Olten (energate) - Die Schweiz rüstet sich mit einem Vier-Stufen-Plan auf eine Gasmangellage in der kommenden Heizperiode. Längerfristig dürfte russisches Gas laut Verband der Schweizerischen Gasindustrie (VSG) durch verflüssigtes Erd- und Biogas anderer Herkunft ersetzt werden. Die Energie-Stiftung wiederum sieht darin keine Alternative. Ziel der Schweizer Gaswirtschaft sei klar, unabhängig zu werden von russischem Gas, schreibt der VSG auf die Frage von energate, wie die Pläne über die Winterversorgung 2022/2023 hinaus aussehen. Einen spezifischen Schweizer Plan für die Zeit nach dem kommenden Winter gibt es demnach nicht, da die Schweiz in dieser Hinsicht auf ihre Lieferanten in der EU angewiesen ist.

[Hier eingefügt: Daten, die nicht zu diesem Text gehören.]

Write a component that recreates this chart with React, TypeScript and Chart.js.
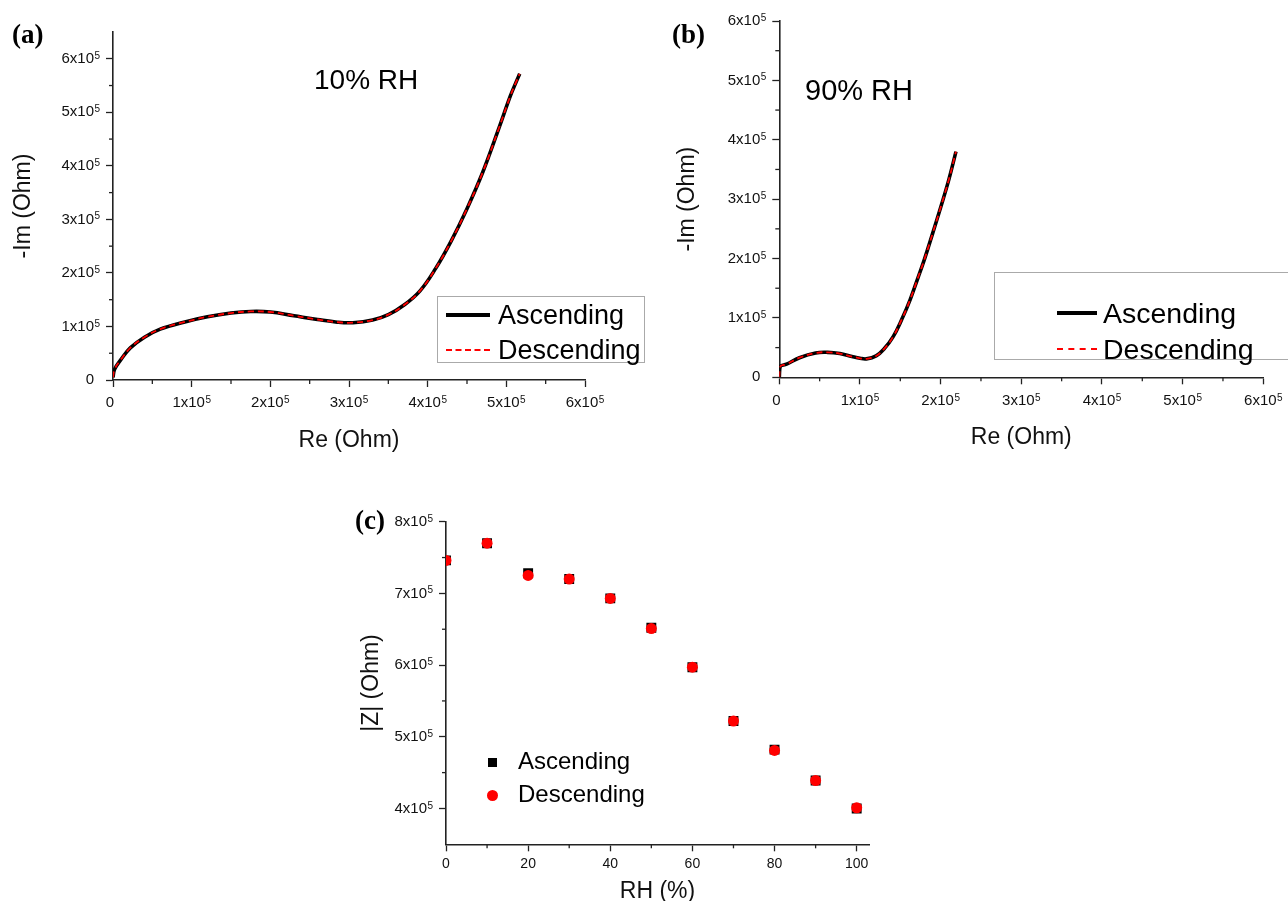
import React, { useEffect, useRef } from "react";
import { Chart, registerables } from "chart.js";

Chart.register(...registerables);

// ---------- DATA ----------
// Panel (a): 10% RH Nyquist plot (units: Ohm)
const reA: number[] = [0, 0.02e5, 0.1e5, 0.22e5, 0.4e5, 0.6e5, 0.9e5, 1.2e5, 1.5e5, 1.75e5, 2.0e5, 2.3e5, 2.6e5, 2.85e5, 3.05e5, 3.3e5, 3.5e5, 3.7e5, 3.9e5, 4.1e5, 4.3e5, 4.5e5, 4.7e5, 4.9e5, 5.05e5, 5.12e5, 5.17e5];
const imAasc: number[] = [0.05e5, 0.2e5, 0.38e5, 0.6e5, 0.8e5, 0.95e5, 1.08e5, 1.18e5, 1.25e5, 1.28e5, 1.27e5, 1.2e5, 1.13e5, 1.08e5, 1.07e5, 1.12e5, 1.22e5, 1.4e5, 1.66e5, 2.08e5, 2.6e5, 3.2e5, 3.88e5, 4.68e5, 5.3e5, 5.55e5, 5.72e5];
const imAdesc: number[] = [0.05e5, 0.2e5, 0.38e5, 0.6e5, 0.8e5, 0.95e5, 1.08e5, 1.18e5, 1.25e5, 1.28e5, 1.27e5, 1.2e5, 1.13e5, 1.08e5, 1.07e5, 1.12e5, 1.22e5, 1.4e5, 1.66e5, 2.08e5, 2.6e5, 3.2e5, 3.88e5, 4.68e5, 5.3e5, 5.55e5, 5.72e5];

// Panel (b): 90% RH Nyquist plot (units: Ohm)
const reB: number[] = [0, 0.01e5, 0.09e5, 0.25e5, 0.45e5, 0.6e5, 0.75e5, 0.9e5, 1.0e5, 1.08e5, 1.2e5, 1.3e5, 1.41e5, 1.52e5, 1.62e5, 1.72e5, 1.8e5, 1.9e5, 2.0e5, 2.1e5, 2.19e5];
const imBasc: number[] = [0, 0.18e5, 0.22e5, 0.33e5, 0.41e5, 0.42e5, 0.4e5, 0.35e5, 0.32e5, 0.31e5, 0.36e5, 0.48e5, 0.68e5, 0.98e5, 1.3e5, 1.68e5, 1.99e5, 2.42e5, 2.86e5, 3.32e5, 3.8e5];
const imBdesc: number[] = [0, 0.18e5, 0.22e5, 0.33e5, 0.41e5, 0.42e5, 0.4e5, 0.35e5, 0.32e5, 0.31e5, 0.36e5, 0.48e5, 0.68e5, 0.98e5, 1.3e5, 1.68e5, 1.99e5, 2.42e5, 2.86e5, 3.32e5, 3.8e5];

// Panel (c): |Z| vs RH
const rhC: number[] = [0, 10, 20, 30, 40, 50, 60, 70, 80, 90, 100];
const zAsc: number[] = [7.46e5, 7.7e5, 7.28e5, 7.2e5, 6.93e5, 6.52e5, 5.97e5, 5.22e5, 4.82e5, 4.39e5, 4.0e5];
const zDesc: number[] = [7.46e5, 7.7e5, 7.25e5, 7.2e5, 6.93e5, 6.51e5, 5.97e5, 5.22e5, 4.81e5, 4.39e5, 4.01e5];

const seriesNames: string[] = ["Ascending", "Descending"];
const panelLabels: string[] = ["(a)", "(b)", "(c)"];
const rhNotes: string[] = ["10% RH", "90% RH"];
const EXPONENT = "5";

// ---------- HELPERS ----------
const SANS = "'Liberation Sans', Arial, sans-serif";
const SERIF = "'Liberation Serif', 'Times New Roman', serif";
const AXIS = "#222";

// mantissa part "6x10"; the exponent is drawn as a superscript by the plugin below
const sciFmt = (v: number | string) => {
  const n = Number(v);
  if (n === 0) return "0";
  return `${Math.round(n / 1e5)}x10`;
};

const pts = (xs: number[], ys: number[]) => xs.map((x, i) => ({ x, y: ys[i] }));

const minorTicksPlugin = {
  id: "minorTicks",
  afterDraw(chart: any, _args: any, opts: any) {
    const ctx = chart.ctx;
    ctx.save();
    ctx.strokeStyle = AXIS;
    ctx.lineWidth = 1.3;
    const len = opts.length ?? 4;
    ["x", "y"].forEach((id) => {
      const sc = chart.scales[id];
      if (!sc) return;
      const vals = sc.ticks.map((t: any) => t.value);
      const minors: number[] = [];
      for (let i = 0; i < vals.length - 1; i++) minors.push((vals[i] + vals[i + 1]) / 2);
      if (vals.length > 1) {
        const st = vals[1] - vals[0];
        const after = vals[vals.length - 1] + st / 2;
        if (after < sc.max - 1e-9) minors.push(after);
        const before = vals[0] - st / 2;
        if (before > sc.min + 1e-9) minors.push(before);
      }
      minors.forEach((v) => {
        const p = sc.getPixelForValue(v);
        ctx.beginPath();
        if (id === "x") {
          ctx.moveTo(p, sc.top);
          ctx.lineTo(p, sc.top + len);
        } else {
          ctx.moveTo(sc.right, p);
          ctx.lineTo(sc.right - len, p);
        }
        ctx.stroke();
      });
    });
    ctx.restore();
  },
};

// draws the superscript exponent after every "Nx10" tick label
const exponentPlugin = {
  id: "sciExponent",
  afterDraw(chart: any, _args: any, opts: any) {
    const ids: string[] = opts.scales ?? [];
    const ctx = chart.ctx;
    ctx.save();
    ids.forEach((id) => {
      const sc = chart.scales[id];
      if (!sc || !sc.getLabelItems) return;
      const items = sc.getLabelItems();
      items.forEach((it: any) => {
        const label = String(it.label);
        if (!label.endsWith("x10")) return;
        const f = it.font;
        ctx.font = f.string;
        const w = ctx.measureText(label).width;
        const [tx, ty] = it.options.translation;
        const align = it.options.textAlign;
        const right = align === "right" ? tx : align === "left" ? tx + w : tx + w / 2;
        const mid = ty + (it.textOffset || 0);
        const size = f.size;
        const expSize = Math.round(size * 0.66);
        ctx.font = `${expSize}px ${SANS}`;
        ctx.fillStyle = "#111";
        ctx.textAlign = "left";
        ctx.textBaseline = "alphabetic";
        const capTop = mid - 0.37 * size;
        ctx.fillText(EXPONENT, right + 0.5, capTop - 1.5 + 0.716 * expSize);
      });
    });
    ctx.restore();
  },
};

function axis(opts: {
  min: number;
  max: number;
  step: number;
  title: string;
  fmt?: (v: number | string) => string;
  fit: number;
  horizontal: boolean;
  titlePad: number;
  tickSize: number;
  labelPad: number;
  labelOffset?: number;
}) {
  return {
    type: "linear",
    bounds: "data",
    min: opts.min,
    max: opts.max,
    ticks: {
      stepSize: opts.step,
      autoSkip: false,
      maxRotation: 0,
      color: "#111",
      padding: opts.labelPad,
      labelOffset: opts.labelOffset ?? 0,
      font: { family: SANS, size: opts.tickSize },
      callback: opts.fmt ?? ((v: number | string) => String(v)),
    },
    // major ticks at every whole multiple of the step inside [min, max]
    afterBuildTicks: (s: any) => {
      const out: { value: number }[] = [];
      const first = Math.ceil(opts.min / opts.step - 1e-9);
      const last = Math.floor(opts.max / opts.step + 1e-9);
      for (let k = first; k <= last; k++) out.push({ value: k * opts.step });
      s.ticks = out;
    },
    grid: {
      drawOnChartArea: false,
      drawTicks: true,
      tickLength: 7,
      tickWidth: 1.3,
      tickColor: AXIS,
    },
    border: { display: true, color: AXIS, width: 1.6 },
    title: {
      display: true,
      text: opts.title,
      color: "#111",
      font: { family: SANS, size: 23 },
      padding: opts.horizontal ? { top: 0, bottom: opts.titlePad } : { top: opts.titlePad, bottom: 0 },
    },
    afterFit: (s: any) => {
      if (opts.horizontal) s.height = opts.fit;
      else s.width = opts.fit;
    },
  };
}

function useChart(ref: React.RefObject<HTMLCanvasElement | null>, makeConfig: () => any) {
  useEffect(() => {
    if (!ref.current) return;
    const chart = new Chart(ref.current, makeConfig());
    return () => chart.destroy();
  }, []);
}

const lineDatasets = (xs: number[], asc: number[], desc: number[]) => [
  {
    label: seriesNames[1],
    data: pts(xs, desc),
    showLine: true,
    borderColor: "#ff0000",
    borderWidth: 1.8,
    borderDash: [6, 4],
    pointRadius: 0,
    tension: 0.4,
    order: 0,
  },
  {
    label: seriesNames[0],
    data: pts(xs, asc),
    showLine: true,
    borderColor: "#000",
    borderWidth: 3.6,
    pointRadius: 0,
    tension: 0.4,
    order: 1,
  },
];

const pluginOpts = (scales: string[]) => ({
  legend: { display: false },
  tooltip: { enabled: false },
  minorTicks: { length: 4 },
  sciExponent: { scales },
});

// ---------- COMPONENTS ----------
function LineLegend(props: { left: number; top: number; width: number; height: number; fontSize: number; rows: number[]; lineX: number; lineW: number; textX: number; thinDash?: boolean }) {
  const { left, top, width, height, fontSize, rows, lineX, lineW, textX, thinDash } = props;
  return (
    <div style={{ position: "absolute", left, top, width, height, border: "1.5px solid #aaa", boxSizing: "border-box" }}>
      {seriesNames.map((n, i) => (
        <React.Fragment key={n}>
          <div
            style={{
              position: "absolute",
              left: lineX,
              top: rows[i] - (i === 0 ? 2 : 1),
              width: lineW,
              height: 0,
              borderTop: i === 0 ? "4px solid #000" : `${thinDash ? 2 : 2.5}px dashed #ff0000`,
            }}
          />
          <div
            style={{
              position: "absolute",
              left: textX,
              top: rows[i] - fontSize * 0.6,
              fontFamily: SANS,
              fontSize,
              lineHeight: `${fontSize * 1.2}px`,
              color: "#000",
              whiteSpace: "nowrap",
            }}
          >
            {n}
          </div>
        </React.Fragment>
      ))}
    </div>
  );
}

export default function App() {
  const refA = useRef<HTMLCanvasElement>(null);
  const refB = useRef<HTMLCanvasElement>(null);
  const refC = useRef<HTMLCanvasElement>(null);

  useChart(refA, () => ({
    type: "scatter",
    data: { datasets: lineDatasets(reA, imAasc, imAdesc) },
    options: {
      animation: false,
      responsive: false,
      layout: { padding: { left: 0, top: 32, right: 35, bottom: 0 } },
      plugins: pluginOpts(["x", "y"]),
      scales: {
        x: axis({ min: 0, max: 6e5, step: 1e5, title: "Re (Ohm)", fmt: sciFmt, fit: 74, horizontal: true, titlePad: 0, tickSize: 15, labelPad: 7, labelOffset: -3 }),
        y: axis({ min: 0, max: 6.5e5, step: 1e5, title: "-Im (Ohm)", fmt: sciFmt, fit: 113, horizontal: false, titlePad: 10, tickSize: 15, labelPad: 12 }),
      },
    },
    plugins: [minorTicksPlugin, exponentPlugin],
  }));

  useChart(refB, () => ({
    type: "scatter",
    data: { datasets: lineDatasets(reB, imBasc, imBdesc) },
    options: {
      animation: false,
      responsive: false,
      layout: { padding: { left: 0, top: 21, right: 24.7, bottom: 0 } },
      plugins: pluginOpts(["x", "y"]),
      scales: {
        x: axis({ min: 0, max: 6e5, step: 1e5, title: "Re (Ohm)", fmt: sciFmt, fit: 73.7, horizontal: true, titlePad: 0, tickSize: 15, labelPad: 8, labelOffset: -3 }),
        y: axis({ min: 0, max: 6e5, step: 1e5, title: "-Im (Ohm)", fmt: sciFmt, fit: 119.3, horizontal: false, titlePad: 14, tickSize: 15, labelPad: 12 }),
      },
    },
    plugins: [minorTicksPlugin, exponentPlugin],
  }));

  useChart(refC, () => ({
    type: "scatter",
    data: {
      datasets: [
        {
          label: seriesNames[1],
          data: pts(rhC, zDesc),
          pointStyle: "circle",
          pointRadius: 5.5,
          backgroundColor: "#ff0000",
          borderColor: "#ff0000",
          borderWidth: 0,
          order: 0,
        },
        {
          label: seriesNames[0],
          data: pts(rhC, zAsc),
          pointStyle: "rect",
          pointRadius: 7,
          backgroundColor: "#000",
          borderColor: "#000",
          borderWidth: 0,
          order: 1,
        },
      ],
    },
    options: {
      animation: false,
      responsive: false,
      layout: { padding: { left: 0, top: 31.7, right: 31, bottom: 0 } },
      plugins: pluginOpts(["y"]),
      scales: {
        x: axis({ min: 0, max: 103, step: 20, title: "RH (%)", fit: 60.7, horizontal: true, titlePad: 0, tickSize: 14, labelPad: 4 }),
        y: axis({ min: 3.5e5, max: 8e5, step: 1e5, title: "|Z| (Ohm)", fmt: sciFmt, fit: 106, horizontal: false, titlePad: 18, tickSize: 15, labelPad: 12 }),
      },
    },
    plugins: [minorTicksPlugin, exponentPlugin],
  }));

  const panelStyle = (left: number, top: number): React.CSSProperties => ({
    position: "absolute",
    left,
    top,
    fontFamily: SERIF,
    fontWeight: "bold",
    fontSize: 27,
    lineHeight: "30px",
    color: "#000",
  });
  const noteStyle = (left: number, top: number, size: number): React.CSSProperties => ({
    position: "absolute",
    left,
    top,
    fontFamily: SANS,
    fontSize: size,
    lineHeight: `${size * 1.2}px`,
    color: "#000",
    whiteSpace: "nowrap",
  });

  return (
    <div style={{ position: "absolute", left: 0, top: 0, width: 1288, height: 901, overflow: "hidden", background: "#fff" }}>
      <canvas ref={refA} width={620} height={454} style={{ position: "absolute", left: 0, top: 0, width: 620, height: 454 }} />
      <canvas ref={refB} width={628} height={451} style={{ position: "absolute", left: 660, top: 0, width: 628, height: 451 }} />
      <canvas ref={refC} width={560} height={415} style={{ position: "absolute", left: 340, top: 490, width: 560, height: 415 }} />

      <div style={panelStyle(12, 19)}>{panelLabels[0]}</div>
      <div style={panelStyle(672, 19)}>{panelLabels[1]}</div>
      <div style={panelStyle(355, 505)}>{panelLabels[2]}</div>

      <div style={noteStyle(314, 63, 28)}>{rhNotes[0]}</div>
      <div style={noteStyle(805, 73, 29)}>{rhNotes[1]}</div>

      <LineLegend left={437} top={296} width={208} height={67} fontSize={27} rows={[18, 53]} lineX={8} lineW={44} textX={60} />
      <LineLegend left={994} top={272} width={310} height={88} fontSize={28.5} rows={[40, 76]} lineX={62} lineW={40} textX={108} thinDash />

      <div style={{ position: "absolute", left: 488, top: 758, width: 9, height: 9, background: "#000" }} />
      <div style={{ position: "absolute", left: 487, top: 790, width: 11, height: 11, borderRadius: "50%", background: "#ff0000" }} />
      <div style={noteStyle(518, 747, 24)}>{seriesNames[0]}</div>
      <div style={noteStyle(518, 780, 24)}>{seriesNames[1]}</div>
    </div>
  );
}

Die Branche beschaffe sich das Gas primär in Form von Standardprodukten auf den Märkten in Deutschland, den Niederlanden, Frankreich und Italien, so der VSG. Der Anteil des russischen Gases auf diesen Märkten sei unterschiedlich hoch. "Die europäischen Länder und die EU arbeiten mit Hochdruck daran, Abhängigkeiten von russischem Gas zu reduzieren und die Bezugsmöglichkeiten breiter abzustützen", heisst es weiter. Dabei spiele LNG eine wichtige Rolle, da auf diese Weise Gas aus den unterschiedlichsten Weltregionen beschafft werden kann. "Der Anteil des russischen Gases dürfte in den vergangenen Wochen und Monaten ohnehin stark zurückgegangen sein aufgrund der gedrosselten Gaslieferungen aus Russland und den Bemühungen Westeuropas, auf andere Gaslieferanten auszuweichen", so der VSG.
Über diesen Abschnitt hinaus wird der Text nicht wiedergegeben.